- Directed by: Bruno Corbucci
- Screenplay by: Mario Amendola; Bruno Corbucci;
- Story by: Mario Amendola; Bruno Corbucci;
- Produced by: Galliano Juso
- Starring: Tomas Milian; Enzo Cannavale; Margherita Fumero; Gianni Musy;
- Cinematography: Giovanni Ciarlo
- Edited by: Daniele Alabiso
- Music by: Goblin
- Production company: Cinemaster
- Distributed by: Titanus
- Release date: 1 March 1979;
- Running time: 90 minutes
- Country: Italy
- Box office: ₤569 million

= The Gang That Sold America =

1979 Italian crime comedy film

The Gang That Sold America (Squadra antigangsters) is a 1979 Italian "poliziottesco"-comedy film directed by Bruno Corbucci. It is the fifth chapter in the Nico Giraldi film series starred by Tomas Milian.

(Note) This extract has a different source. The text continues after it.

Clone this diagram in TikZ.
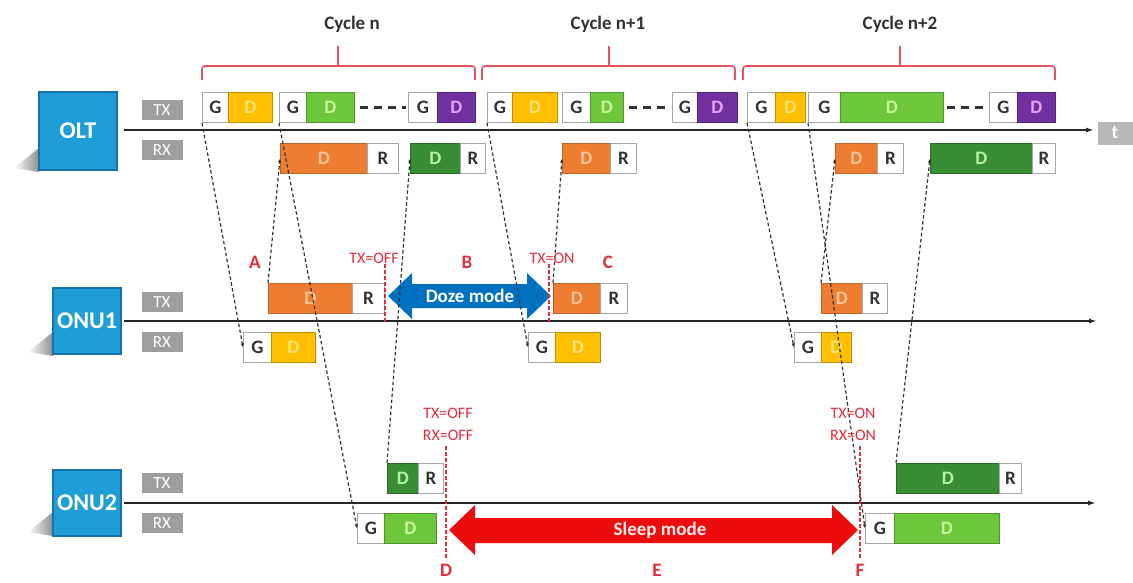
\documentclass[tikz,border=0pt]{standalone}
\usepackage{fontspec}
\setmainfont{Carlito}
\usetikzlibrary{arrows.meta}

\definecolor{unitblue}{RGB}{30,157,215}
\definecolor{unitedge}{RGB}{22,115,170}
\definecolor{lblgray}{RGB}{158,158,158}
\definecolor{cyel}{RGB}{255,192,0}
\definecolor{cyeltxt}{RGB}{255,226,120}
\definecolor{cgrn}{RGB}{108,200,58}
\definecolor{cgrntxt}{RGB}{200,245,160}
\definecolor{cpur}{RGB}{112,48,160}
\definecolor{cpurtxt}{RGB}{235,160,255}
\definecolor{corg}{RGB}{237,125,49}
\definecolor{corgtxt}{RGB}{255,196,150}
\definecolor{cdgr}{RGB}{56,140,50}
\definecolor{cdgrtxt}{RGB}{180,245,170}
\definecolor{marker}{RGB}{225,45,60}
\definecolor{brkred}{RGB}{228,85,95}
\definecolor{dozeblue}{RGB}{0,112,192}
\definecolor{sleepred}{RGB}{236,12,12}
\definecolor{cyctxt}{RGB}{50,50,50}

\tikzset{
  unit/.style={fill=unitblue, draw=unitedge, line width=1.2pt, text=white,
    inner sep=0pt, font=\bfseries\fontsize{24}{24}\selectfont},
  lbl/.style={fill=lblgray, inner sep=0pt, minimum width=41, minimum height=20,
    text=white, font=\fontsize{17}{17}\selectfont},
  seg/.style={anchor=north west, inner sep=0pt, minimum height=30, line width=0.9pt,
    font=\bfseries\fontsize{19}{19}\selectfont},
  gseg/.style={seg, draw=black!35, fill=white, text=black!80},
  yseg/.style={seg, draw=cyel!75!black, fill=cyel, text=cyeltxt},
  grseg/.style={seg, draw=cgrn!75!black, fill=cgrn, text=cgrntxt},
  pseg/.style={seg, draw=cpur!75!black, fill=cpur, text=cpurtxt},
  oseg/.style={seg, draw=corg!80!black, fill=corg, text=corgtxt},
  dseg/.style={seg, draw=cdgr!75!black, fill=cdgr, text=cdgrtxt},
  axisline/.style={line width=1.8pt, black!85, -{Latex[length=8pt,width=5pt]}},
  brk/.style={draw=brkred, line width=1.6pt, rounded corners=3pt},
  cyc/.style={text=cyctxt, font=\bfseries\fontsize{19}{19}\selectfont},
  conn/.style={line width=1.2pt, black!80, dash pattern=on 3.5pt off 2.5pt,
    -{Latex[length=4pt,width=3.5pt]}},
  gapline/.style={line width=2.2pt, black!80, dash pattern=on 8pt off 6pt},
  switchline/.style={draw=marker, line width=1.6pt, dash pattern=on 4pt off 2pt},
  mlbl/.style={text=marker, font=\fontsize{16}{16}\selectfont},
  mletter/.style={text=marker, font=\bfseries\fontsize{19}{19}\selectfont},
  shadowfade/.style={left color=white, right color=black!45}
}

\begin{document}
\begin{tikzpicture}[x=1pt,y=-1pt]
\useasboundingbox (0,0) rectangle (1133,582);
\fill[white] (0,0) rectangle (1133,582);

% cycle brackets
\draw[brk] (202,80) -- (202,66) -- (475,66) -- (475,80);
\draw[brk] (338,66) -- (338,46);
\draw[brk] (482,80) -- (482,66) -- (735,66) -- (735,80);
\draw[brk] (609,66) -- (609,46);
\draw[brk] (743,80) -- (743,66) -- (1055,66) -- (1055,80);
\draw[brk] (900,66) -- (900,46);
\node[cyc] (cyc1) at (352,24) {Cycle n};
\node[cyc] (cyc2) at (608,24) {Cycle n+1};
\node[cyc] (cyc3) at (900,24) {Cycle n+2};

% network units with their soft shadows
\shade[shadowfade] (14,168) -- (39,148) -- (39,172) -- cycle;
\node[unit, minimum width=78, minimum height=78] (olt) at (78,131) {OLT};
\shade[shadowfade] (28,352) -- (53,332) -- (53,356) -- cycle;
\node[unit, minimum width=68, minimum height=66] (onu1) at (87,321) {ONU1};
\shade[shadowfade] (28,532) -- (53,512) -- (53,536) -- cycle;
\node[unit, minimum width=68, minimum height=66] (onu2) at (87,503) {ONU2};

% TX / RX tags
\node[lbl] (olttx) at (162,110) {TX};
\node[lbl] (oltrx) at (162,150) {RX};
\node[lbl] (u1tx) at (162,302) {TX};
\node[lbl] (u1rx) at (162,342) {RX};
\node[lbl] (u2tx) at (162,483) {TX};
\node[lbl] (u2rx) at (162,523) {RX};
\node[lbl, minimum width=35, minimum height=23, fill=black!28,
  font=\bfseries\fontsize{19}{19}\selectfont] (tlbl) at (1115,133) {t};

% time axes
\coordinate (oltA) at (124,130);  \coordinate (oltB) at (1094,130);
\coordinate (u1A) at (124,321);   \coordinate (u1B) at (1097,321);
\coordinate (u2A) at (124,503);   \coordinate (u2B) at (1096,503);
\draw[axisline] (oltA) -- (oltB);
\draw[axisline] (u1A) -- (u1B);
\draw[axisline] (u2A) -- (u2B);

% OLT downstream frames
\node[gseg, minimum width=26] (ta1g) at (202,92) {G};
\node[yseg, minimum width=44] (ta1d) at (228,92) {D};
\node[gseg, minimum width=27] (ta2g) at (279,92) {G};
\node[grseg, minimum width=48] (ta2d) at (306,92) {D};
\node[gseg, minimum width=29] (ta3g) at (408,92) {G};
\node[pseg, minimum width=38] (ta3d) at (437,92) {D};
\node[gseg, minimum width=25] (tb1g) at (487,92) {G};
\node[yseg, minimum width=45] (tb1d) at (512,92) {D};
\node[gseg, minimum width=28] (tb2g) at (562,92) {G};
\node[grseg, minimum width=33] (tb2d) at (590,92) {D};
\node[gseg, minimum width=25] (tb3g) at (672,92) {G};
\node[pseg, minimum width=40] (tb3d) at (697,92) {D};
\node[gseg, minimum width=28] (tc1g) at (747,92) {G};
\node[yseg, minimum width=30] (tc1d) at (775,92) {D};
\node[gseg, minimum width=32] (tc2g) at (808,92) {G};
\node[grseg, minimum width=103] (tc2d) at (840,92) {D};
\node[gseg, minimum width=28] (tc3g) at (989,92) {G};
\node[pseg, minimum width=38] (tc3d) at (1017,92) {D};
\draw[gapline] ([xshift=5pt]ta2d.east) -- ([xshift=-2pt]ta3g.west);
\draw[gapline] ([xshift=5pt]tb2d.east) -- ([xshift=-2pt]tb3g.west);
\draw[gapline] ([xshift=3pt]tc2d.east) -- ([xshift=-2pt]tc3g.west);

% OLT upstream bursts
\node[oseg, minimum width=87] (ra1d) at (280,143) {D};
\node[gseg, minimum width=31] (ra1r) at (367,143) {R};
\node[dseg, minimum width=50] (ra2d) at (410,143) {D};
\node[gseg, minimum width=25] (ra2r) at (460,143) {R};
\node[oseg, minimum width=48] (rb1d) at (562,143) {D};
\node[gseg, minimum width=26] (rb1r) at (610,143) {R};
\node[oseg, minimum width=42] (rc1d) at (835,143) {D};
\node[gseg, minimum width=26] (rc1r) at (877,143) {R};
\node[dseg, minimum width=102] (rc2d) at (930,143) {D};
\node[gseg, minimum width=23] (rc2r) at (1032,143) {R};

% ONU1 upstream bursts
\node[oseg, minimum width=84] (u1tad) at (268,283) {D};
\node[gseg, minimum width=32] (u1tar) at (352,283) {R};
\node[oseg, minimum width=47] (u1tbd) at (553,283) {D};
\node[gseg, minimum width=27] (u1tbr) at (600,283) {R};
\node[oseg, minimum width=41] (u1tcd) at (821,283) {D};
\node[gseg, minimum width=25] (u1tcr) at (862,283) {R};

% ONU1 received frames
\node[gseg, minimum width=28] (u1rag) at (243,332) {G};
\node[yseg, minimum width=44] (u1rad) at (271,332) {D};
\node[gseg, minimum width=27] (u1rbg) at (528,332) {G};
\node[yseg, minimum width=45] (u1rbd) at (555,332) {D};
\node[gseg, minimum width=27] (u1rcg) at (794,332) {G};
\node[yseg, minimum width=30] (u1rcd) at (821,332) {D};

% ONU2 upstream bursts
\node[dseg, minimum width=31] (u2tad) at (387,463) {D};
\node[gseg, minimum width=25] (u2tar) at (418,463) {R};
\node[dseg, minimum width=103] (u2tbd) at (896,463) {D};
\node[gseg, minimum width=22] (u2tbr) at (999,463) {R};

% ONU2 received frames
\node[gseg, minimum width=27] (u2rag) at (357,513) {G};
\node[grseg, minimum width=52] (u2rad) at (384,513) {D};
\node[gseg, minimum width=29] (u2rbg) at (865,513) {G};
\node[grseg, minimum width=105] (u2rbd) at (894,513) {D};

% doze and sleep periods
\fill[dozeblue] (388,296) -- (412,273) -- (412,284) -- (527,284) -- (527,273)
  -- (551,296) -- (527,319) -- (527,308) -- (412,308) -- (412,319) -- cycle;
\node[text=white, font=\bfseries\fontsize{19}{19}\selectfont] (doze) at (470,296) {Doze mode};
\fill[sleepred] (449,530) -- (475,505) -- (475,518) -- (832,518) -- (832,505)
  -- (858,530) -- (832,555) -- (832,543) -- (475,543) -- (475,555) -- cycle;
\node[text=white!92!red, font=\bfseries\fontsize{19}{19}\selectfont] (sleep) at (660,530) {Sleep mode};

% transceiver switching instants
\coordinate (offA) at (385,264); \coordinate (offB) at (385,322);
\coordinate (onA) at (549,264);  \coordinate (onB) at (549,322);
\coordinate (dA) at (446,446);   \coordinate (dB) at (446,559);
\coordinate (fA) at (860,446);   \coordinate (fB) at (860,559);
\draw[switchline] (offA) -- (offB);
\draw[switchline] (onA) -- (onB);
\draw[switchline] (dA) -- (dB);
\draw[switchline] (fA) -- (fB);

% propagation of frames
\draw[conn] (ta1g.south west) -- (u1rag.west);
\draw[conn] (ta2g.south west) -- (u2rag.west);
\draw[conn] (u1tad.north west) -- (ra1d.west);
\draw[conn] (u2tad.north west) -- (ra2d.west);
\draw[conn] (tb1g.south west) -- (u1rbg.west);
\draw[conn] (u1tbd.north west) -- (rb1d.west);
\draw[conn] (tc1g.south west) -- (u1rcg.west);
\draw[conn] (tc2g.south west) -- (u2rbg.west);
\draw[conn] (u1tcd.north west) -- (rc1d.west);
\draw[conn] (u2tbd.north west) -- (rc2d.west);

% state labels
\node[mletter] (la) at (255,262) {A};
\node[mlbl] (ltxoff) at (374,258) {TX=OFF};
\node[mletter] (lb) at (467,262) {B};
\node[mlbl] (ltxon) at (552,258) {TX=ON};
\node[mletter] (lc) at (608,262) {C};
\node[mlbl] (l2txoff) at (448,413) {TX=OFF};
\node[mlbl] (l2rxoff) at (448,435) {RX=OFF};
\node[mlbl] (l2txon) at (853,413) {TX=ON};
\node[mlbl] (l2rxon) at (853,435) {RX=ON};
\node[mletter] (ld) at (446,570) {D};
\node[mletter] (le) at (657,570) {E};
\node[mletter] (lf) at (860,570) {F};
\end{tikzpicture}
\end{document}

The Italian progressive rock band Goblin created the soundtrack for the film.

==Cast==
- Tomas Milian as Nico Giraldi
- Enzo Cannavale as Salvatore Esposito
- Asha Puthli as Fiona Strike
- Leo Gavero as Don Vito
- Isa Danieli as Salvatore Esposito's Wife
- Margherita Fumero as Maria Sole Giarra
- Gianni Musy as Gitto Cardone
- Tomas Milian Jr. as Antonio, Salvatore Esposito's Child
- Andrea Aureli as Don Mimì
- Irwin Keyes as Support Killer

== Production ==
The Gang That Sold America is one of the 11 films in which the Cuban actor Tomas Milian portrayed the character of Commissioner Nico Giraldi between 1976 and 1984.

==Release==
The Gang that Sold America was released on March 1, 1979 where it was distributed by Titanus. It grossed a total of 569 million Italian lire.